--- START ---
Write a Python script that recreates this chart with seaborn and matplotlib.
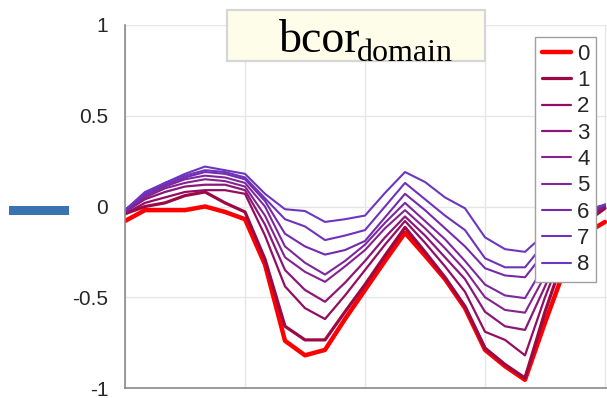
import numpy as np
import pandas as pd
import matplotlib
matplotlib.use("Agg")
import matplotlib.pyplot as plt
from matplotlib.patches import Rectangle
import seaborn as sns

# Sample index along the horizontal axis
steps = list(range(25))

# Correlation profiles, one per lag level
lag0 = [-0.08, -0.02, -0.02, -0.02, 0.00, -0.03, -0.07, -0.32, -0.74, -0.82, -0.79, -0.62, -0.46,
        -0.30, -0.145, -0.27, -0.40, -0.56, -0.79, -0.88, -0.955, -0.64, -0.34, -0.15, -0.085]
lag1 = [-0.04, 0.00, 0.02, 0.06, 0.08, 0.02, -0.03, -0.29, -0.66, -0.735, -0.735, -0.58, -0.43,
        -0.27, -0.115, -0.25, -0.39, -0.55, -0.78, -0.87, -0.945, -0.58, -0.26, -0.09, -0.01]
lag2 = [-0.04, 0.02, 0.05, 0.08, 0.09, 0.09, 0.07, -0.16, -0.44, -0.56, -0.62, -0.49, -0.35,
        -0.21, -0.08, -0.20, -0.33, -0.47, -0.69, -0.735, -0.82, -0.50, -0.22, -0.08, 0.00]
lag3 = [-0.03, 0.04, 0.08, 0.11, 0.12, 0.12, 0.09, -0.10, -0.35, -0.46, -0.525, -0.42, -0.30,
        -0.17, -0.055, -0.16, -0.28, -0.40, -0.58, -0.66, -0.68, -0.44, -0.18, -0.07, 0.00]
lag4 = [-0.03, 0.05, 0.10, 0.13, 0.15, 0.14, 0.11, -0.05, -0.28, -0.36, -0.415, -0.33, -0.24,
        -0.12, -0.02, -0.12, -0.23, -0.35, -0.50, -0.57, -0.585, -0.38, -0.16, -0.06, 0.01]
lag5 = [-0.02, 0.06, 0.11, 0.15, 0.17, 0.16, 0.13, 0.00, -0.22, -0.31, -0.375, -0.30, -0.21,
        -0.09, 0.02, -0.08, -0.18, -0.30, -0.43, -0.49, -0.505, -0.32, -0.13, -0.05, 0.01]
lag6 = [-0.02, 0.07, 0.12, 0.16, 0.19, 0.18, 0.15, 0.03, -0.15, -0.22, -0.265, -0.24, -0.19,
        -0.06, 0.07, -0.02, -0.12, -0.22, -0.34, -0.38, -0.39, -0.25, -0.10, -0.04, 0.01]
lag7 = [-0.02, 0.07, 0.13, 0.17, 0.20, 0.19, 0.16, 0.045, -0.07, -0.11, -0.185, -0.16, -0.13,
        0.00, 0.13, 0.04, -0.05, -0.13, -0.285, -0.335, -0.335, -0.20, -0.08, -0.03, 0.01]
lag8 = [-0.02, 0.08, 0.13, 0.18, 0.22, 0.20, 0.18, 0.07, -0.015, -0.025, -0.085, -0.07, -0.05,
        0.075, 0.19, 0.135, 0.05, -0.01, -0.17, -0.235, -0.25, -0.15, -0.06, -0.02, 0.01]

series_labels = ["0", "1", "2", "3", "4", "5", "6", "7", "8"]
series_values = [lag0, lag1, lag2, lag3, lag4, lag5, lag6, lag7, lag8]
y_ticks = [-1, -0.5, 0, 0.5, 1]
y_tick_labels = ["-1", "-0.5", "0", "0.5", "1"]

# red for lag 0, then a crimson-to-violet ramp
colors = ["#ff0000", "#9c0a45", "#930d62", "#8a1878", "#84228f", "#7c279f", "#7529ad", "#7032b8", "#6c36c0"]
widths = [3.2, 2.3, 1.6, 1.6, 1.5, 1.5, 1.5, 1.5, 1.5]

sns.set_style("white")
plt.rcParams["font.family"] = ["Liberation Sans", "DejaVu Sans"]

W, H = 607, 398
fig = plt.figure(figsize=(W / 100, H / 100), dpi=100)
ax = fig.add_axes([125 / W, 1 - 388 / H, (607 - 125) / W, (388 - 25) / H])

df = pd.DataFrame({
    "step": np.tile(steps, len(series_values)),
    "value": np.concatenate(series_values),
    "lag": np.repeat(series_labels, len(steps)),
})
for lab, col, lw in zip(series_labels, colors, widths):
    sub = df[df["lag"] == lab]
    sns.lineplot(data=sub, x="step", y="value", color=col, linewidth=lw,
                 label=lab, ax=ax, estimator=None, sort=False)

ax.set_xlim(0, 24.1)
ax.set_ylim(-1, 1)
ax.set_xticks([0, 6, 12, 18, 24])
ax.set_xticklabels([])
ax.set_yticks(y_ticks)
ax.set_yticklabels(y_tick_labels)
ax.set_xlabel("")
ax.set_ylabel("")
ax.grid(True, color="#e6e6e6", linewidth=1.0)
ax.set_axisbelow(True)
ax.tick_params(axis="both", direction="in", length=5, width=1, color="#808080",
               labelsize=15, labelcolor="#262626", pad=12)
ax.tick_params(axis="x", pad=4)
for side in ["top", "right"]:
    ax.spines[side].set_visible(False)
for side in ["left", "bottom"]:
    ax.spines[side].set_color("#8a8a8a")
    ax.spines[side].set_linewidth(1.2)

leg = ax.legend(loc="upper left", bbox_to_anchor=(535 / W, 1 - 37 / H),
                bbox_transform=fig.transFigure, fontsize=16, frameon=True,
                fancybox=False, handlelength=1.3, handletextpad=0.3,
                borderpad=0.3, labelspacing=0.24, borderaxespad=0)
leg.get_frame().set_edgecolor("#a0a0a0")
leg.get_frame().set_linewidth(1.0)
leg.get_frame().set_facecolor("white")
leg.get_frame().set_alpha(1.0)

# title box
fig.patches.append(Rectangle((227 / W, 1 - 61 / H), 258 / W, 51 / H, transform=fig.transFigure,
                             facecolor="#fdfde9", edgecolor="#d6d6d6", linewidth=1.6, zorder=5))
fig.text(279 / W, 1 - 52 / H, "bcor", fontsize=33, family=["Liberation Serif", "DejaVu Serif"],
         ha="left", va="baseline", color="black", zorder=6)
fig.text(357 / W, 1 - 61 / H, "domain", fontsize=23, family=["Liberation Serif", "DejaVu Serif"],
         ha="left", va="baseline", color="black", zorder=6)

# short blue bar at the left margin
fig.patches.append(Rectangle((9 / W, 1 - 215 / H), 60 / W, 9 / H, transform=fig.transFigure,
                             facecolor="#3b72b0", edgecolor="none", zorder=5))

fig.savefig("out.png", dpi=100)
--- END ---
--- START ---
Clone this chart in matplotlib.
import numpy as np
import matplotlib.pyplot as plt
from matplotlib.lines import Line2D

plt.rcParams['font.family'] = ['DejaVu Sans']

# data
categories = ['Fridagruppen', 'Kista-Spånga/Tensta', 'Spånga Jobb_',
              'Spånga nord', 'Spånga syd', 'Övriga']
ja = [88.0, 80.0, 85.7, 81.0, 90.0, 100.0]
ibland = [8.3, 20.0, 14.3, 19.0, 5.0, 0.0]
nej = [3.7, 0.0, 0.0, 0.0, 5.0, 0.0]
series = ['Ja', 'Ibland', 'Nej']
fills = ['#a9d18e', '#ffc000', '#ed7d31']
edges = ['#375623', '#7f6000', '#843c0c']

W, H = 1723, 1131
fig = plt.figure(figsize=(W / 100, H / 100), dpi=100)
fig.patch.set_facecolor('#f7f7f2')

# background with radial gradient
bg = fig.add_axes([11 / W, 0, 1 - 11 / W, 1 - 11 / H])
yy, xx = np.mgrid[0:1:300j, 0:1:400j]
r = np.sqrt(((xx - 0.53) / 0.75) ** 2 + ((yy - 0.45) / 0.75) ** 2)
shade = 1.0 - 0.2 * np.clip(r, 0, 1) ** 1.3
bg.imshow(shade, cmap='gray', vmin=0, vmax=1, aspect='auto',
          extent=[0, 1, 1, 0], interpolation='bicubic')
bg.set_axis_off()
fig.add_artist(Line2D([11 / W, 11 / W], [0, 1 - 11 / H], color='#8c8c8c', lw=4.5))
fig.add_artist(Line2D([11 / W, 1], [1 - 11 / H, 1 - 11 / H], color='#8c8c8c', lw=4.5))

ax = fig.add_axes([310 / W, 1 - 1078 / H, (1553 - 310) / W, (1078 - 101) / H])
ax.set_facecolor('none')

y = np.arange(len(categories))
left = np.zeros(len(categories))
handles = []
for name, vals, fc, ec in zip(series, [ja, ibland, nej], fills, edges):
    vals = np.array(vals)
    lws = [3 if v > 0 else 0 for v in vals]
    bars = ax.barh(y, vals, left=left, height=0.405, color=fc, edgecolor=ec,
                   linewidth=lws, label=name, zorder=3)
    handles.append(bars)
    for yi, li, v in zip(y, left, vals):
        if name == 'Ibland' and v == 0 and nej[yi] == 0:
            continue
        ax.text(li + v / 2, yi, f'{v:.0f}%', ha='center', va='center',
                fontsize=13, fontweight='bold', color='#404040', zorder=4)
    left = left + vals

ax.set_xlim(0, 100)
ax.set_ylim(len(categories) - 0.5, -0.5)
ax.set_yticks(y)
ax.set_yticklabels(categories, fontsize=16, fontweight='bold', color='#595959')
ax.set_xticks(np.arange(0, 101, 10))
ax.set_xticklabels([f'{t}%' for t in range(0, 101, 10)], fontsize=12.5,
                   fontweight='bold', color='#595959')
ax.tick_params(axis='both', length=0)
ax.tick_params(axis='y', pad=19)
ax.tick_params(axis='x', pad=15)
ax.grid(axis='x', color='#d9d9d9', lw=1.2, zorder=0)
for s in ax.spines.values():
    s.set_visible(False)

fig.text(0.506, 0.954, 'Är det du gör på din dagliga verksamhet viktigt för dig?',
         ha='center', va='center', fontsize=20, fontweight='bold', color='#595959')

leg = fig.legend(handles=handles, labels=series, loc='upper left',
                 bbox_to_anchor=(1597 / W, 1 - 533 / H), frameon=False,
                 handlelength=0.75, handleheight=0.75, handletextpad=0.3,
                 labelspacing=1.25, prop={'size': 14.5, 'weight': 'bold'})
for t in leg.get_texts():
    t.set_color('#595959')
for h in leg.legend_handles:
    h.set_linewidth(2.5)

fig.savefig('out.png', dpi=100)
--- END ---
## The exercise:
Taking the lines above, repeat exactly those from the line that contains "Clone this chart in matplotlib." through the line that contains "plt.rcParams['font.family'] = ['DejaVu Sans']", and both of those lines as well. Include nothing else.

## Reply:
Clone this chart in matplotlib.
import numpy as np
import matplotlib.pyplot as plt
from matplotlib.lines import Line2D

plt.rcParams['font.family'] = ['DejaVu Sans']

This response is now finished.